_EXERCISE_
Reproduce the data exactly and drop any pictures it holds.

______

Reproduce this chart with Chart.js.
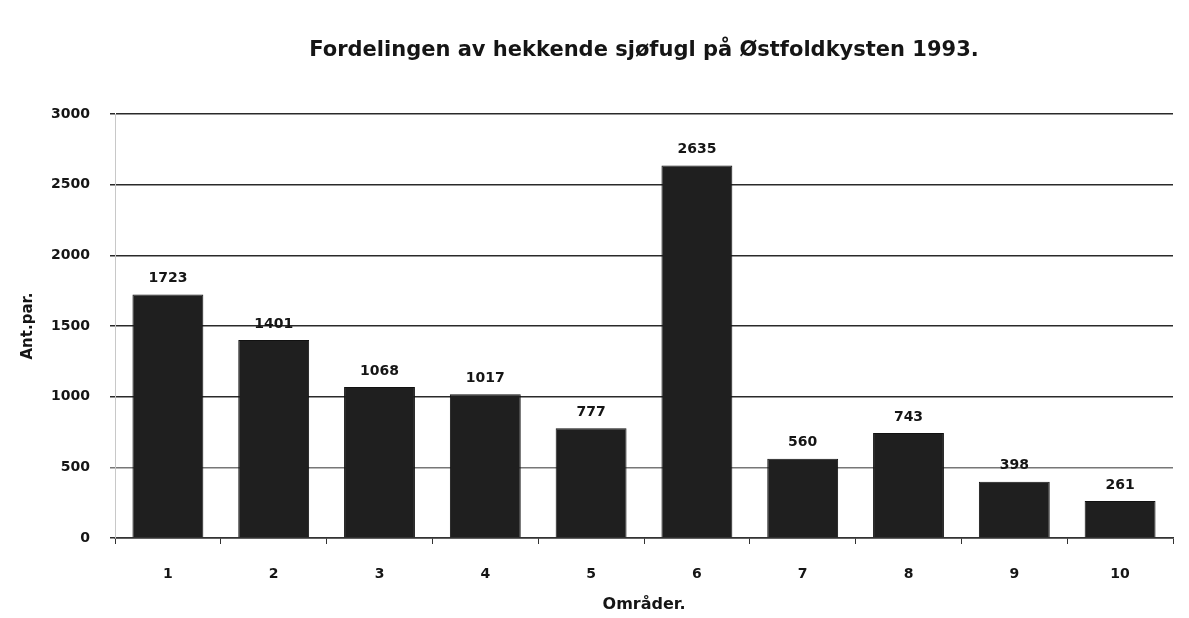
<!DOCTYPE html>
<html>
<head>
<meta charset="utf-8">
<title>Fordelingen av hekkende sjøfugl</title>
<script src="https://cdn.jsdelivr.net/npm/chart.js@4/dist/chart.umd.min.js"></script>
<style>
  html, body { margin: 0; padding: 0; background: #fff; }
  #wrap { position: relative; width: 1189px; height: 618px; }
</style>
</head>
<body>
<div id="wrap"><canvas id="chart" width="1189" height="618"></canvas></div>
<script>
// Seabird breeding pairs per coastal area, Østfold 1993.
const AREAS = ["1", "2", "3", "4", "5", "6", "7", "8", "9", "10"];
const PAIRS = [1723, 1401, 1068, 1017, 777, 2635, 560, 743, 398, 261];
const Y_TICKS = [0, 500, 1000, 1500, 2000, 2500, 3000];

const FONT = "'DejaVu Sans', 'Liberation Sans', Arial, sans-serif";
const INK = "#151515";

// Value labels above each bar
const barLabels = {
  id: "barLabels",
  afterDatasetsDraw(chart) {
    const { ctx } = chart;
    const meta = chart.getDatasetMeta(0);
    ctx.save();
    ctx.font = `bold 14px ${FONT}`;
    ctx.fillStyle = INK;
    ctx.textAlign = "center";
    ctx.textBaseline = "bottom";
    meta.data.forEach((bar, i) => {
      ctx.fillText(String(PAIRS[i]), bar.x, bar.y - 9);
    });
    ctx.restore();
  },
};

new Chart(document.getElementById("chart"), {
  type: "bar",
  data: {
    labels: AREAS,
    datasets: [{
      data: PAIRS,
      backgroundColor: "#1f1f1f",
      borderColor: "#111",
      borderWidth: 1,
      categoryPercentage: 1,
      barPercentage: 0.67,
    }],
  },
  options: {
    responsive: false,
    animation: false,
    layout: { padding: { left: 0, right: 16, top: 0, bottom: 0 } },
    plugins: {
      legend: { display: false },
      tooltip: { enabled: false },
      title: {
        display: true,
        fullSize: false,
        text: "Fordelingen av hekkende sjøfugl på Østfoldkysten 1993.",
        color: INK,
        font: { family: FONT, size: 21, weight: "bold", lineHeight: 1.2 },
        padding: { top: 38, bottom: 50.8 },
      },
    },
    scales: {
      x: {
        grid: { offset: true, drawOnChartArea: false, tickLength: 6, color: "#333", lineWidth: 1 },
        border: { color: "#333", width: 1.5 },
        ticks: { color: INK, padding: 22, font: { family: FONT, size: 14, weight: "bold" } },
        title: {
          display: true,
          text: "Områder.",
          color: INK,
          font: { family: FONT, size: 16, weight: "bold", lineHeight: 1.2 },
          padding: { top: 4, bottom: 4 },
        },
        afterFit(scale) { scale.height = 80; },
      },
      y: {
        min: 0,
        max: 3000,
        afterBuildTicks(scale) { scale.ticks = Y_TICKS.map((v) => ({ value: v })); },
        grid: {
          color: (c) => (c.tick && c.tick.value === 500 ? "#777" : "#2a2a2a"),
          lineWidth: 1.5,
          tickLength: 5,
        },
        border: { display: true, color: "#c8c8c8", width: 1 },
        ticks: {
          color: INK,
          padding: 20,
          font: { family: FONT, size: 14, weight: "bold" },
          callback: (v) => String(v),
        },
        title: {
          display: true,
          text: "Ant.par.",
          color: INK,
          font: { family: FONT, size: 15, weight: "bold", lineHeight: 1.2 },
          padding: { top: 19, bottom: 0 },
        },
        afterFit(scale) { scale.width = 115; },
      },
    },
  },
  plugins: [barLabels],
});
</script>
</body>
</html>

______

_EXPECTED ANSWER_
Reproduce this chart with Chart.js.
<!DOCTYPE html>
<html>
<head>
<meta charset="utf-8">
<title>Fordelingen av hekkende sjøfugl</title>
<script src="https://cdn.jsdelivr.net/npm/chart.js@4/dist/chart.umd.min.js"></script>
<style>
  html, body { margin: 0; padding: 0; background: #fff; }
  #wrap { position: relative; width: 1189px; height: 618px; }
</style>
</head>
<body>
<div id="wrap"><canvas id="chart" width="1189" height="618"></canvas></div>
<script>
// Seabird breeding pairs per coastal area, Østfold 1993.
const AREAS = ["1", "2", "3", "4", "5", "6", "7", "8", "9", "10"];
const PAIRS = [1723, 1401, 1068, 1017, 777, 2635, 560, 743, 398, 261];
const Y_TICKS = [0, 500, 1000, 1500, 2000, 2500, 3000];

const FONT = "'DejaVu Sans', 'Liberation Sans', Arial, sans-serif";
const INK = "#151515";

// Value labels above each bar
const barLabels = {
  id: "barLabels",
  afterDatasetsDraw(chart) {
    const { ctx } = chart;
    const meta = chart.getDatasetMeta(0);
    ctx.save();
    ctx.font = `bold 14px ${FONT}`;
    ctx.fillStyle = INK;
    ctx.textAlign = "center";
    ctx.textBaseline = "bottom";
    meta.data.forEach((bar, i) => {
      ctx.fillText(String(PAIRS[i]), bar.x, bar.y - 9);
    });
    ctx.restore();
  },
};

new Chart(document.getElementById("chart"), {
  type: "bar",
  data: {
    labels: AREAS,
    datasets: [{
      data: PAIRS,
      backgroundColor: "#1f1f1f",
      borderColor: "#111",
      borderWidth: 1,
      categoryPercentage: 1,
      barPercentage: 0.67,
    }],
  },
  options: {
    responsive: false,
    animation: false,
    layout: { padding: { left: 0, right: 16, top: 0, bottom: 0 } },
    plugins: {
      legend: { display: false },
      tooltip: { enabled: false },
      title: {
        display: true,
        fullSize: false,
        text: "Fordelingen av hekkende sjøfugl på Østfoldkysten 1993.",
        color: INK,
        font: { family: FONT, size: 21, weight: "bold", lineHeight: 1.2 },
        padding: { top: 38, bottom: 50.8 },
      },
    },
    scales: {
      x: {
        grid: { offset: true, drawOnChartArea: false, tickLength: 6, color: "#333", lineWidth: 1 },
        border: { color: "#333", width: 1.5 },
        ticks: { color: INK, padding: 22, font: { family: FONT, size: 14, weight: "bold" } },
        title: {
          display: true,
          text: "Områder.",
          color: INK,
          font: { family: FONT, size: 16, weight: "bold", lineHeight: 1.2 },
          padding: { top: 4, bottom: 4 },
        },
        afterFit(scale) { scale.height = 80; },
      },
      y: {
        min: 0,
        max: 3000,
        afterBuildTicks(scale) { scale.ticks = Y_TICKS.map((v) => ({ value: v })); },
        grid: {
          color: (c) => (c.tick && c.tick.value === 500 ? "#777" : "#2a2a2a"),
          lineWidth: 1.5,
          tickLength: 5,
        },
        border: { display: true, color: "#c8c8c8", width: 1 },
        ticks: {
          color: INK,
          padding: 20,
          font: { family: FONT, size: 14, weight: "bold" },
          callback: (v) => String(v),
        },
        title: {
          display: true,
          text: "Ant.par.",
          color: INK,
          font: { family: FONT, size: 15, weight: "bold", lineHeight: 1.2 },
          padding: { top: 19, bottom: 0 },
        },
        afterFit(scale) { scale.width = 115; },
      },
    },
  },
  plugins: [barLabels],
});
</script>
</body>
</html>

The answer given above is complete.